EXERCISE DETAILS →
Without the pictures, extract every line from the start of the material to the line containing "survival = [100, 99, 96.7, 95.9, 95.5, 21, 3]", both ends included.

######

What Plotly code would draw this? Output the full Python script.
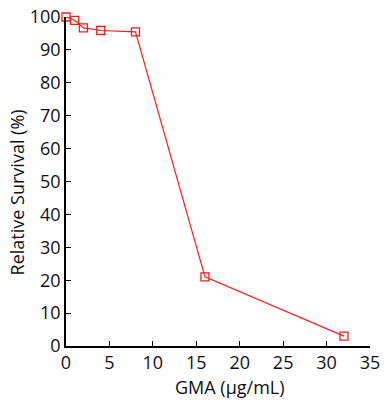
import plotly.graph_objects as go

conc = [0, 1, 2, 4, 8, 16, 32]
survival = [100, 99, 96.7, 95.9, 95.5, 21, 3]

fig = go.Figure()
fig.add_trace(go.Scatter(
    x=conc, y=survival, mode="lines+markers",
    line=dict(color="#ff1a1a", width=1.2),
    marker=dict(symbol="square-open", size=8, color="#ff1a1a", line=dict(width=1.3)),
    cliponaxis=False, showlegend=False,
))

font = "Open Sans, sans-serif"
fig.update_layout(
    width=386, height=403,
    margin=dict(l=66, r=16, t=17, b=57),
    paper_bgcolor="white", plot_bgcolor="white",
    font=dict(family=font, size=18, color="#111"),
    xaxis=dict(
        range=[0, 35], tickvals=[0, 5, 10, 15, 20, 25, 30, 35],
        ticks="inside", ticklen=5, tickcolor="black", tickwidth=1,
        showline=True, linecolor="black", linewidth=1.5,
        showgrid=False, zeroline=False, automargin=False,
    ),
    yaxis=dict(
        range=[0, 100], tickvals=list(range(0, 101, 10)),
        ticks="inside", ticklen=5, tickcolor="black", tickwidth=1,
        showline=True, linecolor="black", linewidth=1.5,
        showgrid=False, zeroline=False, automargin=False,
    ),
    annotations=[
        dict(text="GMA (µg/mL)", xref="paper", yref="paper", x=0.539, y=-0.124,
             xanchor="center", yanchor="middle", showarrow=False, font=dict(size=18)),
        dict(text="Relative Survival (%)", xref="paper", yref="paper", x=-0.161, y=0.467,
             xanchor="center", yanchor="middle", showarrow=False, textangle=-90,
             font=dict(size=18)),
    ],
)
fig.write_html("out.html", config={"displayModeBar": False},
               post_script="document.body.style.margin='0';document.body.style.overflow='hidden';")
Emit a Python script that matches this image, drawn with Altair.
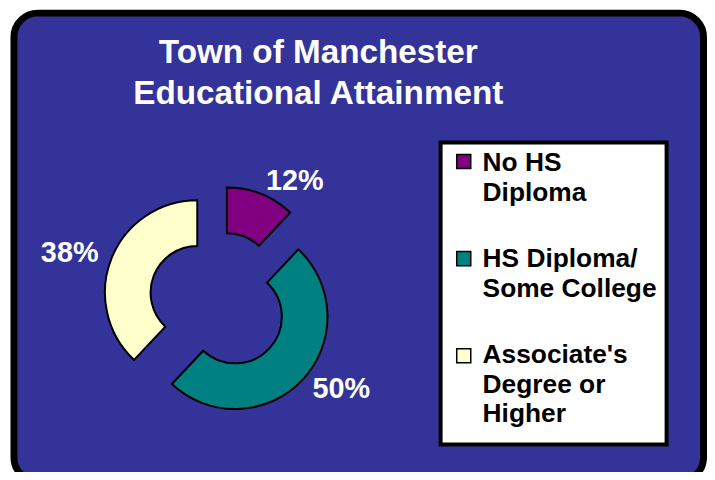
import altair as alt
import pandas as pd

# ---- data ----
categories = ["No HS Diploma", "HS Diploma/ Some College", "Associate's Degree or Higher"]
values = [12, 50, 38]
legend_labels = ["No HS\nDiploma", "HS Diploma/\nSome College", "Associate's\nDegree or\nHigher"]
colors = ["#800080", "#008080", "#FFFFCC"]
title_lines = ["Town of Manchester", "Educational Attainment"]

FONT = "Liberation Sans, Arial, Helvetica, sans-serif"
BLUE = "#333399"

df = pd.DataFrame({
    "category": categories,
    "value": values,
    "legend": legend_labels,
    "idx": list(range(len(categories))),
})
dummy = pd.DataFrame({"k": [0]})

color = alt.Color("category:N", scale=alt.Scale(domain=categories, range=colors), legend=None)

# panel background (rounded, black frame)
bg = alt.Chart(dummy).mark_rect(
    fill=BLUE, stroke="black", strokeWidth=7, cornerRadius=24
).encode(x=alt.value(6), x2=alt.value(700.5), y=alt.value(3.5), y2=alt.value(475))

title = alt.Chart(dummy).mark_text(
    text=title_lines, lineBreak="\n", lineHeight=41.6, font=FONT, fontSize=33.5,
    fontWeight="bold", color="white", align="center", baseline="alphabetic"
).encode(x=alt.value(312.5), y=alt.value(53.7))

# donut geometry computed from the values
base = alt.Chart(df).transform_window(
    cum="sum(value)", sort=[alt.SortField("idx")], frame=[None, 0]
).transform_joinaggregate(
    total="sum(value)"
).transform_calculate(
    start="2*PI*(datum.cum - datum.value)/datum.total",
    end="2*PI*datum.cum/datum.total",
    mid="(datum.start + datum.end)/2",
    cx="212 + 23*sin(datum.mid)",
    cy="293.5 - 23*cos(datum.mid)",
    lx="212 + 130*sin(datum.mid)",
    ly="293.5 - 130*cos(datum.mid)",
    pct="datum.value + '%'",
)

arcs = base.mark_arc(outerRadius=93, innerRadius=47, stroke="black", strokeWidth=2).encode(
    theta=alt.Theta("start:Q", scale=None, stack=None),
    theta2=alt.Theta2("end:Q"),
    x=alt.X("cx:Q", scale=None, axis=None),
    y=alt.Y("cy:Q", scale=None, axis=None),
    color=color,
)

label_enc = dict(
    x=alt.X("lx:Q", scale=None, axis=None),
    y=alt.Y("ly:Q", scale=None, axis=None),
    text="pct:N",
)
label_style = dict(font=FONT, fontSize=29, fontWeight="bold", color="white", baseline="middle")

pct_right = base.transform_filter("sin(datum.mid) >= 0").mark_text(
    align="left", **label_style
).encode(**label_enc)
pct_left = base.transform_filter("sin(datum.mid) < 0").mark_text(
    align="right", **label_style
).encode(**label_enc)

# legend box
legend_box = alt.Chart(dummy).mark_rect(
    fill="white", stroke="black", strokeWidth=4
).encode(x=alt.value(435.7), x2=alt.value(663.3), y=alt.value(133.7), y2=alt.value(438))

leg = alt.Chart(df).transform_calculate(
    sy="153 + datum.idx*97.75",
    ty="162.7 + datum.idx*96.65",
)

legend_sq = leg.mark_square(size=200, filled=True, opacity=1, stroke="black", strokeWidth=1.5).encode(
    x=alt.value(459),
    y=alt.Y("sy:Q", scale=None, axis=None),
    color=color,
)

legend_txt = leg.mark_text(
    font=FONT, fontSize=26.5, fontWeight="bold", color="black", align="left",
    baseline="alphabetic", lineBreak="\n", lineHeight=29.7
).encode(
    x=alt.value(478),
    y=alt.Y("ty:Q", scale=None, axis=None),
    text="legend:N",
)

chart = alt.layer(bg, title, arcs, pct_right, pct_left, legend_box, legend_sq, legend_txt).properties(
    width=704, height=464, padding=0, autosize="none", background="white"
).configure_view(stroke=None)

chart.save("out.html", embed_options={"renderer": "svg", "actions": False})
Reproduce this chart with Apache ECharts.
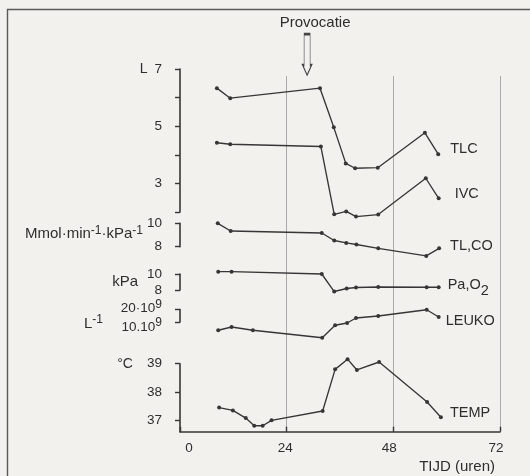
<!DOCTYPE html>
<html><head><meta charset="utf-8">
<script src="https://cdn.jsdelivr.net/npm/echarts@6/dist/echarts.min.js"></script>
<style>html,body{margin:0;padding:0;background:#f2f1ed;} #c{width:530px;height:476px;}</style>
</head><body><div id="c"></div>
<script>
// ---- data (hours after start) ----
const hoursTLC   = [8.3, 11.3, 31.5, 34.6, 37.3, 39.4, 44.5, 55.1, 58.1];
const tlc        = [6.33, 5.98, 6.33, 4.96, 3.70, 3.53, 3.55, 4.77, 4.02];
const hoursIVC   = [8.3, 11.3, 31.7, 34.7, 37.4, 39.6, 44.6, 55.3, 58.2];
const ivc        = [4.42, 4.37, 4.29, 1.92, 2.02, 1.84, 1.91, 3.18, 2.48];
const hoursTLCO  = [8.5, 11.4, 31.9, 34.7, 37.4, 39.7, 44.6, 55.4, 58.3];
const tlco       = [10.0, 9.34, 9.17, 8.53, 8.32, 8.19, 7.86, 7.21, 7.86];
const hoursPaO2  = [8.6, 11.6, 31.9, 34.7, 37.5, 39.6, 44.6, 55.5, 58.2];
const paO2       = [10.29, 10.29, 10.0, 7.81, 8.19, 8.31, 8.38, 8.34, 8.34];
const hoursLeuko = [8.6, 11.6, 16.4, 32.0, 34.9, 37.6, 39.6, 44.6, 55.5, 58.2];
const leuko      = [3.4, 6.0, 3.4, -2.6, 7.4, 9.2, 13.2, 14.8, 19.8, 14.0]; // x 10^9
const hoursTemp  = [8.8, 11.9, 14.8, 16.7, 18.6, 20.6, 32.1, 34.9, 37.7, 39.8, 44.8, 55.6, 58.7];
const temp       = [37.45, 37.35, 37.08, 36.81, 36.81, 37.0, 37.33, 38.80, 39.16, 38.78, 39.06, 37.65, 37.11];
const xTickLabels = [0, 24, 48, 72];
const lTickLabels = [3, 5, 7];
const tempTickLabels = [37, 38, 39];
const provocatieHour = 28.6;

const INK = '#363636';
const TXT = '#2e2e2e';
const BG = '#f2f1ed';
const FONT = '"Liberation Sans", Arial, sans-serif';
const L = 180, W = 320;

function pairs(h, v) { return h.map((x, i) => [x, v[i]]); }

const supRich = {
  b: { fontSize: 15, color: TXT, fontFamily: FONT, verticalAlign: 'bottom' },
  s: { fontSize: 12, color: TXT, fontFamily: FONT, verticalAlign: 'top', padding: [0, 0, 6, 0] }
};
function tok(size, pad, va) {
  return { fontSize: size, color: TXT, fontFamily: FONT, verticalAlign: va || 'top', padding: pad };
}

function mkGrid(top, height) {
  return { left: L, width: W, top: top, height: height, containLabel: false, outerBoundsMode: 'none' };
}
function hiddenX(i) {
  return { gridIndex: i, type: 'value', min: 0, max: 72, interval: 24, show: false };
}
function yBase(i, extra) {
  return Object.assign({
    gridIndex: i, type: 'value',
    axisLine: { show: true, lineStyle: { color: INK, width: 1.6 } },
    axisTick: { show: true, inside: false, length: 5, lineStyle: { color: INK, width: 1.4 } },
    axisLabel: { show: true, margin: 18, fontSize: 13.5, color: TXT, fontFamily: FONT,
                 showMinLabel: true, showMaxLabel: true, hideOverlap: false },
    splitLine: { show: false },
    nameMoveOverlap: false
  }, extra);
}

function lineSeries(name, xi, yi, h, v, label, offset, rich) {
  return {
    type: 'line', name: name, xAxisIndex: xi, yAxisIndex: yi,
    data: pairs(h, v), clip: false, silent: true,
    symbol: 'circle', symbolSize: 4, showSymbol: true,
    lineStyle: { color: INK, width: 1.35 },
    itemStyle: { color: INK },
    endLabel: {
      show: true, formatter: label, distance: 0, offset: offset,
      fontSize: 14.5, color: TXT, fontFamily: FONT, rich: rich
    }
  };
}

const option = {
  animation: false,
  backgroundColor: BG,
  textStyle: { fontFamily: FONT },
  grid: [
    mkGrid(76, 355.7),    // 0 background grid lines
    mkGrid(69, 143),      // 1 L
    mkGrid(223.3, 23.4),  // 2 Mmol
    mkGrid(274, 16),      // 3 kPa
    mkGrid(309.5, 12.5),  // 4 L-1
    mkGrid(363.7, 68),    // 5 °C
    mkGrid(34.3, 40.7)    // 6 annotation (provocation arrow)
  ],
  xAxis: [
    { gridIndex: 0, type: 'value', min: 0, max: 72, interval: 24,
      axisLine: { show: false }, axisTick: { show: false }, axisLabel: { show: false },
      splitLine: { show: true, showMinLine: false, showMaxLine: true, lineStyle: { color: '#aaaaaa', width: 1 } } },
    hiddenX(1), hiddenX(2), hiddenX(3), hiddenX(4),
    { gridIndex: 5, type: 'value', min: 0, max: 72, interval: 24,
      axisLine: { show: true, lineStyle: { color: INK, width: 1.6 } },
      axisTick: { show: true, inside: true, length: 5, lineStyle: { color: INK, width: 1.4 } },
      axisLabel: { show: true, margin: 10, fontSize: 13.5, color: TXT, fontFamily: FONT,
        customValues: xTickLabels, showMinLabel: true, showMaxLabel: true,
        formatter: v => '{t' + v + '|' + v + '}',
        rich: {
          t0: tok(13.5, [0, 0, 0, 18], 'middle'),
          t24: tok(13.5, [0, 3, 0, 0], 'middle'),
          t48: tok(13.5, [0, 8, 0, 0], 'middle'),
          t72: tok(13.5, [0, 8, 0, 0], 'middle')
        } },
      splitLine: { show: false },
      name: 'TIJD (uren)', nameLocation: 'end', nameGap: -5, nameMoveOverlap: false,
      nameTextStyle: { fontSize: 15, color: TXT, fontFamily: FONT, align: 'right', verticalAlign: 'top', padding: [28, 0, 0, 0] } },
    hiddenX(6)
  ],
  yAxis: [
    { gridIndex: 0, type: 'value', min: 0, max: 1, show: false },
    yBase(1, {
      min: 2, max: 7, interval: 1,
      axisLabel: { show: true, margin: 18, fontSize: 13.5, color: TXT, fontFamily: FONT,
        customValues: lTickLabels, showMinLabel: true, showMaxLabel: true,
        formatter: v => v === 7 ? '{u|L}{v|7}' : String(v),
        rich: { u: { fontSize: 14, color: TXT, fontFamily: FONT, padding: [0, 7, 0, 0] },
                v: { fontSize: 13.5, color: TXT, fontFamily: FONT } } }
    }),
    yBase(2, {
      min: 8, max: 10, interval: 2,
      name: 'Mmol·min{s|-1}·kPa{s|-1}', nameLocation: 'middle', nameRotate: 0, nameGap: 37,
      nameTextStyle: { fontSize: 15, color: TXT, fontFamily: FONT, padding: [0, 0, 2, 0], rich: supRich }
    }),
    yBase(3, {
      min: 8, max: 10, interval: 2,
      name: 'kPa', nameLocation: 'middle', nameRotate: 0, nameGap: 42,
      nameTextStyle: { fontSize: 15, color: TXT, fontFamily: FONT, padding: [12, 0, 0, 0] }
    }),
    yBase(4, {
      min: 10, max: 20, interval: 10,
      axisLabel: { show: true, margin: 18, fontSize: 13.5, color: TXT, fontFamily: FONT,
        showMinLabel: true, showMaxLabel: true, hideOverlap: false,
        formatter: v => (v === 20 ? '{b|20·10}{s|9}' : '{c|10.10}{t|9}'),
        rich: {
          b: tok(13.5, [4, 0, 6, 0]),
          s: tok(12, [1, 0, 0, 0]),
          c: tok(13.5, [12, 0, 2, 0]),
          t: tok(12, [9, 0, 0, 0])
        } },
      name: '{b|L}{s|-1}', nameLocation: 'middle', nameRotate: 0, nameGap: 77,
      nameTextStyle: { fontSize: 15, color: TXT, fontFamily: FONT, padding: [14, 0, 0, 0], rich: supRich }
    }),
    yBase(5, {
      min: 36.6, max: 39,
      axisTick: { show: true, inside: false, length: 5, customValues: tempTickLabels, lineStyle: { color: INK, width: 1.4 } },
      axisLabel: { show: true, margin: 18, fontSize: 13.5, color: TXT, fontFamily: FONT,
        customValues: tempTickLabels, showMinLabel: true, showMaxLabel: true,
        formatter: v => v === 39 ? '{u|°C}{v|39}' : String(v),
        rich: { u: { fontSize: 14, color: TXT, fontFamily: FONT, padding: [0, 14, 0, 0] },
                v: { fontSize: 13.5, color: TXT, fontFamily: FONT } } }
    }),
    { gridIndex: 6, type: 'value', min: 0, max: 1, show: false }
  ],
  graphic: [
    { type: 'rect', silent: true, z: -1,
      shape: { x: 7.5, y: 9.5, width: 700, height: 700 },
      style: { fill: 'none', stroke: '#5a5a5a', lineWidth: 1.4 } }
  ],
  series: [
    lineSeries('TLC', 1, 1, hoursTLC, tlc, 'TLC', [12, -5]),
    lineSeries('IVC', 1, 1, hoursIVC, ivc, 'IVC', [16, -4]),
    lineSeries('TL,CO', 2, 2, hoursTLCO, tlco, 'TL,CO', [11, -2]),
    lineSeries('Pa,O2', 3, 3, hoursPaO2, paO2, '{b|Pa,O}{s|2}', [9, 1], {
      b: { fontSize: 14.5, color: TXT, fontFamily: FONT, verticalAlign: 'top' },
      s: { fontSize: 14.5, color: TXT, fontFamily: FONT, verticalAlign: 'bottom', padding: [6, 0, 0, 0] }
    }),
    lineSeries('LEUKO', 4, 4, hoursLeuko, leuko, 'LEUKO', [7, 4]),
    lineSeries('TEMP', 5, 5, hoursTemp, temp, 'TEMP', [9, -4]),
    {
      type: 'scatter', name: 'Provocatie', xAxisIndex: 6, yAxisIndex: 6, clip: false, silent: true,
      data: [[provocatieHour, 0.5]],
      symbol: 'path://M1.5,0 L7.5,0 L7.5,31 L9,31 L4.5,41 L0,31 L1.5,31 Z',
      symbolSize: [9, 41],
      itemStyle: { color: BG, borderColor: '#444', borderWidth: 1.2, opacity: 1 },
      label: { show: true, position: 'top', distance: 3, offset: [8, 0],
               formatter: 'Provocatie', fontSize: 15, color: TXT, fontFamily: FONT }
    }
  ]
};

const chart = echarts.init(document.getElementById('c'), null, { renderer: 'canvas' });
chart.setOption(option);
</script>
</body></html>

######

FULL ANSWER →
What Plotly code would draw this? Output the full Python script.
import plotly.graph_objects as go

conc = [0, 1, 2, 4, 8, 16, 32]
survival = [100, 99, 96.7, 95.9, 95.5, 21, 3]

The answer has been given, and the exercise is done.